St. Paul VI
Feast Day: May 29
Giovanni Battista Montini was born in Concesio, Brescia, Sept. 26, 1897 and ordained a priest May 29, 1920. In 1923 he was appointed attaché at the Apostolic Nunciature in Warsaw and a year later returned and began serving in the Secretariat of State in the Vatican. During his service to the Holy See — under the Pontificates of Pius XI and Pius XII — he also taught the history of papal diplomacy at the Lateran University, before becoming substitute of the Secretariat of State in 1937.
During World War II, he engaged in aiding refugees and Jews, also overseeing the Vatican Information Office.

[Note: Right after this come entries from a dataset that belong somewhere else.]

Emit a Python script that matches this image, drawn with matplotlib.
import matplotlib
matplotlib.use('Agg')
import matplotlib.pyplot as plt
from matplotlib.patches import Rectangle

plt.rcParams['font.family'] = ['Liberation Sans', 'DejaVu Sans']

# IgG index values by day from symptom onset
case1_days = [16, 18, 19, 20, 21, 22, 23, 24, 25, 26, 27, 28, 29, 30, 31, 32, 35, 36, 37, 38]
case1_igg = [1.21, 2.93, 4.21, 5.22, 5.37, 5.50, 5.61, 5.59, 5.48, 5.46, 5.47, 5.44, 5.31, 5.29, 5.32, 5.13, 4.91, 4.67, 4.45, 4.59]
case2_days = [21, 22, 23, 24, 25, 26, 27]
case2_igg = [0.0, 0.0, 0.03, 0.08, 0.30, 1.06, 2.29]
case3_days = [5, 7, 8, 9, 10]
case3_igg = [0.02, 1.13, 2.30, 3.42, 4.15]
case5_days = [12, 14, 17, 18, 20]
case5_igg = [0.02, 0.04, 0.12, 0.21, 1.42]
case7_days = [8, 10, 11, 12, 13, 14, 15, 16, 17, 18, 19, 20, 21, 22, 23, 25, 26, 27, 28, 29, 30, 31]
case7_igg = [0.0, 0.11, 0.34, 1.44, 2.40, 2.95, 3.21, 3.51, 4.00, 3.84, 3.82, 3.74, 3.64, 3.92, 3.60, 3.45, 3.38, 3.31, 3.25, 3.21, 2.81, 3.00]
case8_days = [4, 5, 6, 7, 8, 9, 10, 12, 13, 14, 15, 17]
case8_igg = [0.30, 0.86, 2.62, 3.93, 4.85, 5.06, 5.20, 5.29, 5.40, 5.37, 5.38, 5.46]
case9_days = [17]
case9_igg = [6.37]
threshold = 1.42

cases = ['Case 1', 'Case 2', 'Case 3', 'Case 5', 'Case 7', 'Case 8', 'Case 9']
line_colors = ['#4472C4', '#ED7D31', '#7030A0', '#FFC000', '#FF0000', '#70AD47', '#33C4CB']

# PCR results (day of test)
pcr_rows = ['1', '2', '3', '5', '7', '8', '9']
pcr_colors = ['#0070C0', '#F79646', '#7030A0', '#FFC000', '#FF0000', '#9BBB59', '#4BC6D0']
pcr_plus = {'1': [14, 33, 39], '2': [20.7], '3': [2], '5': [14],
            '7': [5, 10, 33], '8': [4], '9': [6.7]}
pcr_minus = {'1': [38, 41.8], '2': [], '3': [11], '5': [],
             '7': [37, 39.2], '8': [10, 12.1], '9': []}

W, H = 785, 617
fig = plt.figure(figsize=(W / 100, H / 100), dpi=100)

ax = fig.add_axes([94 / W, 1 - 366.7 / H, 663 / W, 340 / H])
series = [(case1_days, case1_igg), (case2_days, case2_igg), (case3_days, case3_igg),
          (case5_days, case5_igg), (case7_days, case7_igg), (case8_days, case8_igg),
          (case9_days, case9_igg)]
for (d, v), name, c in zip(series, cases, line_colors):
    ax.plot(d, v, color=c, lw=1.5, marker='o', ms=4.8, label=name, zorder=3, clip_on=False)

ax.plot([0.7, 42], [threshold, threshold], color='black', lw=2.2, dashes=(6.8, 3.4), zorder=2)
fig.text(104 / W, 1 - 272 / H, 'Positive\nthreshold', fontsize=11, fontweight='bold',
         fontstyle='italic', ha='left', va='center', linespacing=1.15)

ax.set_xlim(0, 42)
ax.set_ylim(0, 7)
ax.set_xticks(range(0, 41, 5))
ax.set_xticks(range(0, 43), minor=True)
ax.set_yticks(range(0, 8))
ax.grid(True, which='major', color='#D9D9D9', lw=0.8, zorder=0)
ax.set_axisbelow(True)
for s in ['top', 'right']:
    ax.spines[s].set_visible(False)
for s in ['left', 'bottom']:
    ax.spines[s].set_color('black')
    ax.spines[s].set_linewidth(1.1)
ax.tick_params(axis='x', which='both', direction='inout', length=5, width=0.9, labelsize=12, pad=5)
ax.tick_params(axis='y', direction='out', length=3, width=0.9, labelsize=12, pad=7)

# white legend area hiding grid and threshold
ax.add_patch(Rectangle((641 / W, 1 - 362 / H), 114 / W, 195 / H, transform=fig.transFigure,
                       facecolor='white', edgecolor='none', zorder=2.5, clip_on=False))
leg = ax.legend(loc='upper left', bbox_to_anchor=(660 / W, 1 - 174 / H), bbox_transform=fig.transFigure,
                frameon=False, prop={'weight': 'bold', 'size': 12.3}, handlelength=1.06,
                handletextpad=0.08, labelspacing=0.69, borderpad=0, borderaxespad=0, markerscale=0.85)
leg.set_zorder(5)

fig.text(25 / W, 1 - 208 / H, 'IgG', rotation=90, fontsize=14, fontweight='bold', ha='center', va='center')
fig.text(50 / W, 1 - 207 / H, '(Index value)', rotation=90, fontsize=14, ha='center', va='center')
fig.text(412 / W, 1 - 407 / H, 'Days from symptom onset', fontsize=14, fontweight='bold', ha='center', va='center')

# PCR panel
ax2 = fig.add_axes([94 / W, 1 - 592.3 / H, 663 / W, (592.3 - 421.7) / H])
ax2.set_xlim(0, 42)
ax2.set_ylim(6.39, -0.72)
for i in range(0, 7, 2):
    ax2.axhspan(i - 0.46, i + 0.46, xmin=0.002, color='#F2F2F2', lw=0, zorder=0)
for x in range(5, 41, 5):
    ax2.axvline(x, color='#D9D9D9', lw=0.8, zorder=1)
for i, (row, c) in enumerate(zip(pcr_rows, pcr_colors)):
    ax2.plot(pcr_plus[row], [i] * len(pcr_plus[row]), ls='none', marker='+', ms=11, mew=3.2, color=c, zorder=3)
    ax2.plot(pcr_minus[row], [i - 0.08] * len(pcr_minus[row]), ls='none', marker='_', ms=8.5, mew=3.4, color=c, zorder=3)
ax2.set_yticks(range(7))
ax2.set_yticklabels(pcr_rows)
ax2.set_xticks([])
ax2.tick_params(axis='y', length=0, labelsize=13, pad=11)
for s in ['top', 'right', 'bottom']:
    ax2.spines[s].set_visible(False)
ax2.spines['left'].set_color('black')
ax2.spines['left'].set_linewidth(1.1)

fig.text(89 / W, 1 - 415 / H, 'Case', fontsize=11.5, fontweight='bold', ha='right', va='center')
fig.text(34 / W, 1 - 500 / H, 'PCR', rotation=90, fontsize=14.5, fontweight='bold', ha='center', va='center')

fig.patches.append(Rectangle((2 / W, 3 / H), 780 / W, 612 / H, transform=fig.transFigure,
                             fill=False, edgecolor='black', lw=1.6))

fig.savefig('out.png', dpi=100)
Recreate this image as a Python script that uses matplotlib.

In 1954 he was appointed Archbishop of Milan, where he employed new methods of evangelization in order to address the issues of immigration, materialism and Marxist ideology.
In the midst of the Second Vatican Council, he was elected pope June 21, 1963, taking the name Paul VI. The new pope began the practice of Apostolic Journeys beginning with the Holy Land, where his historic meeting with Orthodox Ecumenical Patriarch Athenagoras took place. He was also the first pope to visit the United States, addressing the United Nations in New York City in 1965.
Among his encyclicals is “Humanae Vitae,” which reaffirmed the Church’s teaching on sex, marriage and artificial contraception.
As a transitional deacon, Bishop Thomas J. Olmsted proclaimed the Gospel for Pope Paul’s Christmas Midnight Mass in 1972. He later had a personal audience with the saintly pontiff moments before his priestly ordination.
“He really believed that the Church was Catholic, that it was universal, that it was intended to embrace every culture, language, people, way of life, and that we all needed to be attentive to the Spirit moving us to embrace this larger view of the Church that it’s Catholic and universal. That’s why I think one of his last exhortations was an evangelization,” Bishop Olmsted told The Catholic Sun in an interview prior to Paul VI’s canonization.
After a brief illness, he died Oct. 19, 1978. Pope Francis beatified him in 2014 and canonized him in 2018. His feast day marks the anniversary of his priestly ordination.
Impact on the Diocese of Phoenix
With rapid growth in Maricopa County, many priests and laity wanted to explore the possibility of creating a new diocese. After a 1968 visit by the apostolic nuncio, St. Paul VI’s creation of the new Diocese of Phoenix was announced Sept. 3, 1969, with the diocese officially launched Dec. 2 of that year with the installation of Bishop Edward A. McCarthy as its first bishop.